Reputation: 1667
I understand that this is quite a simple question, but I haven't been able to find an answer to this.
I have a data frame which gives you the id of a person and his hobby. Since a person may have many hobbies, the id field may be repeated in multiple rows, each with a different hobby. I have been trying to print out only those rows which have more than one hobbies. I was able to get the frequencies using table.
But how do I apply the condition to print only when the frequency is greater than one.

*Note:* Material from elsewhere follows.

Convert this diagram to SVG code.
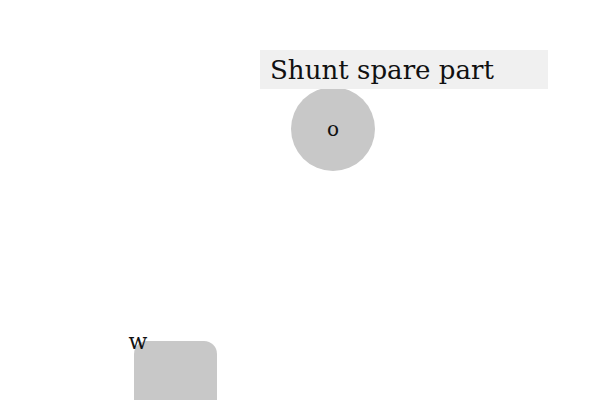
<svg xmlns="http://www.w3.org/2000/svg" width="600" height="400" viewBox="0 0 600 400">
<style>
.node{fill:#c8c8c8}
.t{font-family:"DejaVu Serif","Liberation Serif",serif;fill:#111}
</style>
<rect width="600" height="400" fill="#fff"/>
<g id="connectors"></g>
<g id="node-o">
<circle class="node" cx="333" cy="129" r="42"/>
<text class="t" x="333" y="136" font-size="20" text-anchor="middle">o</text>
</g>
<g id="label-shunt">
<rect x="260" y="50" width="288" height="39" fill="#f0f0f0"/>
<text class="t" x="270" y="79" font-size="26" textLength="224" lengthAdjust="spacingAndGlyphs">Shunt spare part</text>
</g>
<g id="node-w">
<rect class="node" x="134" y="341" width="83" height="80" rx="13"/>
<text class="t" x="138" y="349" font-size="22" text-anchor="middle">w</text>
</g>
</svg>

Secondly, is there a better way to find frequencies without using table.
This is my attempt with table without the filter for frequency greater than one
> id=c(1,2,2,3,2,4,3,1)
> hobby = c('play','swim','play','movies','golf','basketball','playstation','gameboy')
> df = data.frame(id, hobby)
> table(df$id)
1 2 3 4
2 3 2 1
Upvotes: 1
Views: 3445
Reputation: 166
This example assumes you are trying to filter df
id=c(1,2,2,3,2,4,3,1)
hobby = c('play','swim','play','movies','golf','basketball',
'playstation','gameboy')
df = data.frame(id, hobby)
table(df$id)
Get all those ids that have more than one hobby
tmp <- as.data.frame(table(df$id))
tmp <- tmp[tmp$Freq > 1,]
Using that information - select their IDs in df
df1 <- df[df$id %in% tmp$Var1,]
df1
Upvotes: 1
Reputation: 3634
Try using data table, I find it more readable than using table() functions:
library(data.table)
id=c(1,2,2,3,2,4,3,1)
hobby = c('play','swim','play','movies',
'golf','basketball','playstation','gameboy')
df = data.frame(id=id, hobby=hobby)
dt = as.data.table(df)
dt[,hobbies:=.N, by=id]
You will get, for your condition:
> dt[hobbies >1,]
id hobby hobbies
1: 1 play 2
2: 2 swim 3
3: 2 play 3
4: 3 movies 2
5: 2 golf 3
6: 3 playstation 2
7: 1 gameboy 2
Upvotes: 3